Written task | Begin with the line holding "Reproduce this chart with matplotlib.", end with the line holding "years = list(range(1974, 2012))", and repeat every line in between exactly, without pictures.

** start Data provided **

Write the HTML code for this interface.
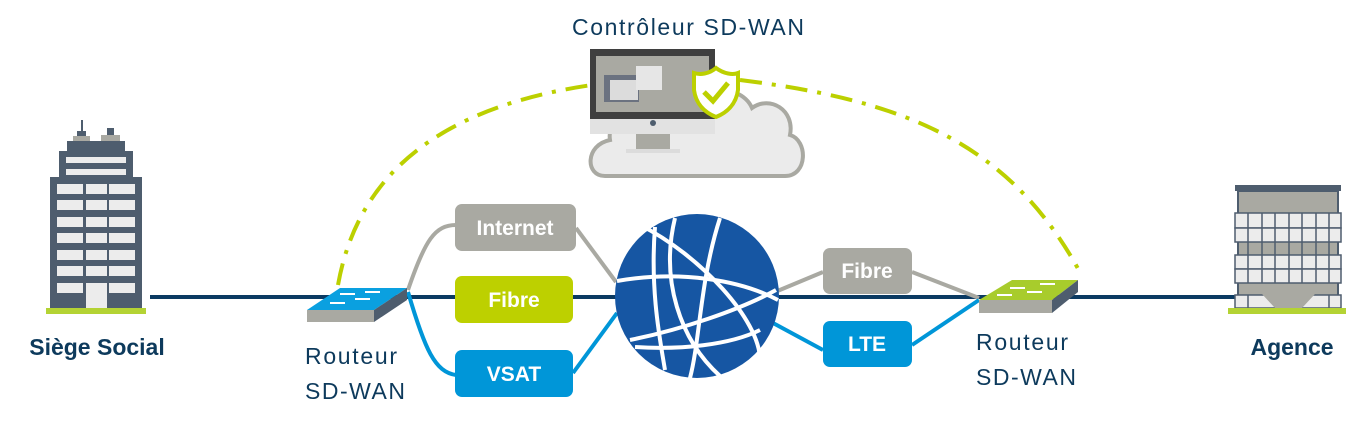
<!DOCTYPE html>
<html><head><meta charset="utf-8"><style>
html,body{margin:0;padding:0;background:#fff;width:1356px;height:426px;overflow:hidden}
svg{display:block}
text{font-family:"Liberation Sans","DejaVu Sans",sans-serif}
</style></head><body>
<svg width="1356" height="426" viewBox="0 0 1356 426">
<path d="M338,285 C355,190 420,110 592,85" fill="none" stroke="#bcd000" stroke-width="4" stroke-dasharray="22,10,4,10"/>
<path d="M740,80 C900,100 1010,140 1082,276" fill="none" stroke="#bcd000" stroke-width="4" stroke-dasharray="22,10,4,10"/>
<line x1="150" y1="297" x2="1236" y2="297" stroke="#0b3a62" stroke-width="4"/>
<path d="M408,290 C425,240 435,225 456,225" fill="none" stroke="#a9a9a2" stroke-width="4"/>
<path d="M408,292 C425,350 435,372 456,375" fill="none" stroke="#0096d8" stroke-width="4"/>
<line x1="576" y1="228" x2="616" y2="282" stroke="#a9a9a2" stroke-width="4"/>
<line x1="573" y1="373" x2="617" y2="313" stroke="#0096d8" stroke-width="4"/>
<line x1="775" y1="292" x2="823" y2="272" stroke="#a9a9a2" stroke-width="4"/>
<line x1="773" y1="323" x2="823" y2="350" stroke="#0096d8" stroke-width="4"/>
<line x1="912" y1="272" x2="979" y2="298" stroke="#a9a9a2" stroke-width="4"/>
<line x1="912" y1="345" x2="979" y2="300" stroke="#0096d8" stroke-width="4"/>
<rect x="455" y="204" width="121" height="47" rx="7" fill="#a9a9a2"/>
<text x="515" y="235" text-anchor="middle" font-size="21" font-weight="bold" fill="#fff">Internet</text>
<rect x="455" y="276" width="118" height="47" rx="7" fill="#bdd000"/>
<text x="514" y="307" text-anchor="middle" font-size="21" font-weight="bold" fill="#fff">Fibre</text>
<rect x="455" y="350" width="118" height="47" rx="7" fill="#0096d8"/>
<text x="514" y="381" text-anchor="middle" font-size="21" font-weight="bold" fill="#fff">VSAT</text>
<rect x="823" y="248" width="89" height="46" rx="7" fill="#a9a9a2"/>
<text x="867" y="278" text-anchor="middle" font-size="21" font-weight="bold" fill="#fff">Fibre</text>
<rect x="823" y="321" width="89" height="46" rx="7" fill="#0096d8"/>
<text x="867" y="351" text-anchor="middle" font-size="21" font-weight="bold" fill="#fff">LTE</text>
<circle cx="697" cy="296" r="82" fill="#1656a3"/>
<g fill="none" stroke="#fff" stroke-width="4">
<path d="M617,281 C680,270 740,280 778,300"/>
<path d="M640,225 C700,255 760,320 760,360"/>
<path d="M675,218 C660,280 680,340 720,376"/>
<path d="M655,227 C650,290 660,340 665,370"/>
<path d="M720,218 C700,280 700,340 690,378"/>
<path d="M630,340 C680,330 740,310 776,290"/>
<path d="M635,347 C680,350 730,345 760,330"/>
</g>
<rect x="81" y="120" width="2" height="20" fill="#4e5d6e"/>
<rect x="77" y="131" width="9" height="6" fill="#4e5d6e"/>
<rect x="107" y="128" width="7" height="8" fill="#4e5d6e"/>
<rect x="73" y="136" width="17" height="6" fill="#a9a9a2"/>
<rect x="101" y="135" width="19" height="7" fill="#a9a9a2"/>
<rect x="67" y="141" width="58" height="11" fill="#4e5d6e"/>
<rect x="59" y="151" width="74" height="27" fill="#4e5d6e"/>
<rect x="66" y="157" width="60" height="6" fill="#ececec"/>
<rect x="66" y="169" width="60" height="6" fill="#ececec"/>
<rect x="50" y="177" width="92" height="131" fill="#4e5d6e"/>
<g fill="#ececec">
<rect x="57" y="184" width="26" height="10"/><rect x="86" y="184" width="21" height="10"/><rect x="109" y="184" width="26" height="10"/>
<rect x="57" y="200" width="26" height="10"/><rect x="86" y="200" width="21" height="10"/><rect x="109" y="200" width="26" height="10"/>
<rect x="57" y="217" width="26" height="10"/><rect x="86" y="217" width="21" height="10"/><rect x="109" y="217" width="26" height="10"/>
<rect x="57" y="233" width="26" height="10"/><rect x="86" y="233" width="21" height="10"/><rect x="109" y="233" width="26" height="10"/>
<rect x="57" y="250" width="26" height="10"/><rect x="86" y="250" width="21" height="10"/><rect x="109" y="250" width="26" height="10"/>
<rect x="57" y="266" width="26" height="10"/><rect x="86" y="266" width="21" height="10"/><rect x="109" y="266" width="26" height="10"/>
<rect x="57" y="283" width="26" height="10"/><rect x="86" y="283" width="21" height="25"/><rect x="109" y="283" width="26" height="10"/>
</g>
<rect x="46" y="308" width="100" height="6" fill="#b4d334"/>
<text x="97" y="355" text-anchor="middle" font-size="23" font-weight="bold" fill="#0d3a5c">Siège Social</text>
<polygon points="307,310 340,288 407,288 374,310" fill="#0aa0e0"/>
<polygon points="307,310 374,310 374,322 307,322" fill="#a9a9a2"/>
<polygon points="374,310 407,288 407,300 374,322" fill="#4e5d6e"/>
<g stroke="#fff" stroke-width="2"><line x1="330" y1="303" x2="345" y2="303"/><line x1="355" y1="299" x2="370" y2="299"/><line x1="340" y1="294" x2="355" y2="294"/><line x1="365" y1="292" x2="380" y2="292"/></g>
<text x="305" y="364" font-size="23" fill="#0d3a5c" textLength="92">Routeur</text>
<text x="305" y="399" font-size="23" fill="#0d3a5c" textLength="100">SD-WAN</text>
<polygon points="979,300 1012,280 1078,280 1052,300" fill="#a8cc2c"/>
<polygon points="979,300 1052,300 1052,313 979,313" fill="#a9a9a2"/>
<polygon points="1052,300 1078,280 1078,292 1052,313" fill="#4e5d6e"/>
<g stroke="#fff" stroke-width="2"><line x1="997" y1="295" x2="1012" y2="295"/><line x1="1027" y1="292" x2="1042" y2="292"/><line x1="1010" y1="288" x2="1025" y2="288"/><line x1="1040" y1="284" x2="1055" y2="284"/></g>
<text x="976" y="350" font-size="23" fill="#0d3a5c" textLength="92">Routeur</text>
<text x="976" y="385" font-size="23" fill="#0d3a5c" textLength="100">SD-WAN</text>
<rect x="1235" y="185" width="106" height="6" fill="#4e5d6e"/>
<rect x="1238" y="191" width="100" height="117" fill="#a9a9a2" stroke="#4e5d6e" stroke-width="2"/>
<g fill="#ececec" stroke="#4e5d6e" stroke-width="1.5">
<rect x="1235" y="213" width="106" height="15"/><rect x="1235" y="228" width="106" height="14"/>
<rect x="1235" y="255" width="106" height="14"/><rect x="1235" y="269" width="106" height="14"/>
<rect x="1235" y="295" width="106" height="13"/>
</g>
<g stroke="#4e5d6e" stroke-width="1.5">
<line x1="1248" y1="213" x2="1248" y2="283"/><line x1="1262" y1="213" x2="1262" y2="283"/><line x1="1275" y1="213" x2="1275" y2="283"/><line x1="1289" y1="213" x2="1289" y2="283"/><line x1="1302" y1="213" x2="1302" y2="283"/><line x1="1316" y1="213" x2="1316" y2="283"/><line x1="1329" y1="213" x2="1329" y2="283"/>
<line x1="1248" y1="295" x2="1248" y2="308"/><line x1="1329" y1="295" x2="1329" y2="308"/>
</g>
<polygon points="1262,294 1315,294 1302,308 1275,308" fill="#a9a9a2"/>
<rect x="1228" y="308" width="118" height="6" fill="#b4d334"/>
<text x="1292" y="355" text-anchor="middle" font-size="23" font-weight="bold" fill="#0d3a5c">Agence</text>
<text x="688" y="35" text-anchor="middle" font-size="23" fill="#0d3a5c" textLength="232">Contrôleur SD-WAN</text>
<path d="M605,176 C585,176 585,145 610,140 C606,115 640,100 665,112 C680,82 740,80 752,108 C770,95 795,110 790,135 C808,140 808,176 785,176 Z" fill="#ebebeb" stroke="#a9a9a2" stroke-width="4"/>
<rect x="590" y="49" width="125" height="70" fill="#3f3f3f"/>
<rect x="596" y="56" width="113" height="56" fill="#a9a9a2"/>
<rect x="604" y="75" width="35" height="27" fill="#6b7280"/>
<rect x="610" y="80" width="28" height="20" fill="#dcdcdc"/>
<rect x="636" y="66" width="26" height="24" fill="#e6e6e6"/>
<rect x="590" y="119" width="125" height="15" fill="#e2e2e2"/>
<circle cx="653" cy="123" r="3" fill="#4e5d6e"/>
<rect x="636" y="134" width="34" height="15" fill="#a9a9a2"/>
<rect x="626" y="149" width="54" height="4" fill="#dcdcdc"/>
<path d="M716,68 C724,74 733,75 738,73 L738,90 C736,105 726,113 716,117 C706,113 696,105 694,90 L694,73 C700,75 709,74 716,68 Z" fill="#fff" stroke="#bcd000" stroke-width="4"/>
<path d="M704,92 L713,101 L728,83" fill="none" stroke="#bcd000" stroke-width="5"/>
</svg>
</body></html>
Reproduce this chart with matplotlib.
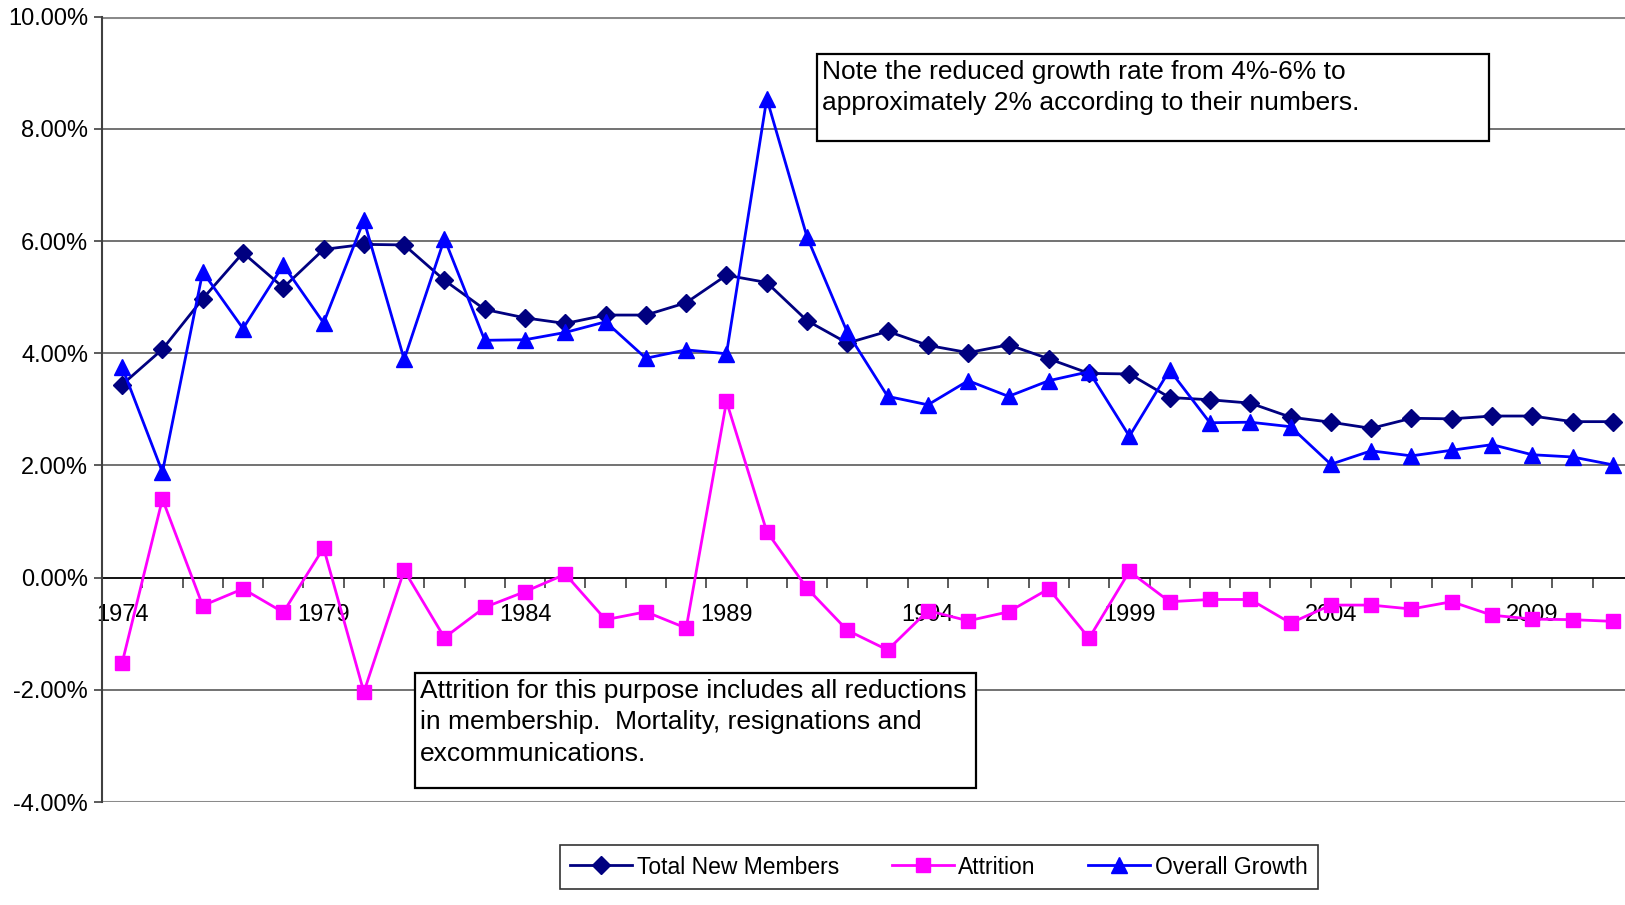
import matplotlib
matplotlib.use("Agg")
import matplotlib.pyplot as plt
from matplotlib.patches import Rectangle
from matplotlib.ticker import FuncFormatter, FixedLocator

years = list(range(1974, 2012))

total_new_members = [3.44, 4.07, 4.97, 5.79, 5.17, 5.85, 5.94, 5.93, 5.30, 4.78,
                     4.63, 4.53, 4.68, 4.68, 4.90, 5.39, 5.26, 4.58, 4.18, 4.39,
                     4.14, 4.01, 4.15, 3.90, 3.64, 3.63, 3.21, 3.17, 3.11, 2.86,
                     2.77, 2.66, 2.84, 2.83, 2.88, 2.88, 2.78, 2.78]

attrition = [-1.52, 1.40, -0.50, -0.20, -0.62, 0.53, -2.04, 0.13, -1.07, -0.53,
             -0.25, 0.06, -0.75, -0.61, -0.90, 3.14, 0.82, -0.19, -0.94, -1.29,
             -0.59, -0.77, -0.61, -0.20, -1.08, 0.11, -0.43, -0.39, -0.39, -0.81,
             -0.49, -0.49, -0.56, -0.43, -0.67, -0.74, -0.75, -0.78]

overall_growth = [3.75, 1.88, 5.45, 4.44, 5.57, 4.54, 6.37, 3.89, 6.04, 4.23,
                  4.24, 4.37, 4.56, 3.91, 4.06, 3.99, 8.54, 6.07, 4.37, 3.23,
                  3.08, 3.51, 3.23, 3.51, 3.67, 2.52, 3.70, 2.76, 2.77, 2.69,
                  2.02, 2.26, 2.17, 2.27, 2.37, 2.19, 2.15, 2.01]

series_names = ["Total New Members", "Attrition", "Overall Growth"]
y_ticks = [-4, -2, 0, 2, 4, 6, 8, 10]
label_years = [1974, 1979, 1984, 1989, 1994, 1999, 2004, 2009]

note1 = "Note the reduced growth rate from 4%-6% to\napproximately 2% according to their numbers."
note2 = ("Attrition for this purpose includes all reductions\n"
         "in membership.  Mortality, resignations and\nexcommunications.")

plt.rcParams['font.family'] = ['Liberation Sans', 'DejaVu Sans']

W, H = 1625, 905
fig = plt.figure(figsize=(W / 100, H / 100), dpi=100)
ax = fig.add_axes([102 / W, 103 / H, 1531 / W, (802 - 16.6) / H])

x = list(range(len(years)))
lw = 2.0
ax.plot(x, total_new_members, color="#000080", lw=lw, marker="D", ms=9,
        label=series_names[0], zorder=3, clip_on=False)
ax.plot(x, attrition, color="#FF00FF", lw=lw, marker="s", ms=10.5,
        label=series_names[1], zorder=4, clip_on=False)
ax.plot(x, overall_growth, color="#0000FF", lw=lw, marker="^", ms=11,
        label=series_names[2], zorder=5, clip_on=False)

ax.set_xlim(-0.5, len(years) - 0.5)
ax.set_ylim(-4, 10)

# y axis
ax.yaxis.set_major_locator(FixedLocator(y_ticks))
ax.yaxis.set_major_formatter(FuncFormatter(lambda v, p: f"{v:.2f}%"))
ax.tick_params(axis="y", direction="out", length=6, width=1.2, color="#404040",
               labelsize=17, pad=4)
for yv in y_ticks:
    if yv in (-4, 10):
        ax.axhline(yv, color="#8a8a8a", lw=2.2, zorder=1)
    elif yv != 0:
        ax.axhline(yv, color="#5a5a5a", lw=1.2, zorder=1)

# x axis at zero
ax.spines["bottom"].set_position(("data", 0))
ax.spines["bottom"].set_color("black")
ax.spines["bottom"].set_linewidth(1.3)
ax.spines["bottom"].set_zorder(2)
ax.spines["top"].set_visible(False)
ax.spines["right"].set_visible(False)
ax.spines["left"].set_color("#404040")
ax.spines["left"].set_linewidth(1.5)

ax.set_xticks([years.index(y) for y in label_years])
ax.set_xticklabels([str(y) for y in label_years])
ax.set_xticks([i - 0.5 for i in range(len(years) + 1)], minor=True)
ax.tick_params(axis="x", which="major", length=0, labelsize=17, pad=19)
ax.tick_params(axis="x", which="minor", direction="out", length=7, width=1.2,
               color="#404040")

# annotation boxes (figure pixel positions)
def note_box(x0, y0, x1, y1, text):
    r = Rectangle((x0 / W, 1 - y1 / H), (x1 - x0) / W, (y1 - y0) / H,
                  transform=fig.transFigure, facecolor="white", edgecolor="black",
                  lw=1.6, zorder=10)
    fig.add_artist(r)
    fig.text((x0 + 5) / W, 1 - (y0 + 6) / H, text, ha="left", va="top",
             fontsize=19, linespacing=1.39, zorder=11)

note_box(817, 54, 1489, 141, note1)
note_box(415, 673, 976, 788, note2)

leg = fig.legend(loc="center", bbox_to_anchor=(939 / W, 1 - 867 / H), ncol=3,
                 fontsize=16.5, frameon=True, fancybox=False, edgecolor="black",
                 handlelength=2.7, columnspacing=2.3, borderpad=0.45,
                 handletextpad=0.2)
leg.get_frame().set_linewidth(1.2)

fig.savefig("out.png", dpi=100, facecolor="white")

** end Data provided **

Exercise result |
Reproduce this chart with matplotlib.
import matplotlib
matplotlib.use("Agg")
import matplotlib.pyplot as plt
from matplotlib.patches import Rectangle
from matplotlib.ticker import FuncFormatter, FixedLocator

years = list(range(1974, 2012))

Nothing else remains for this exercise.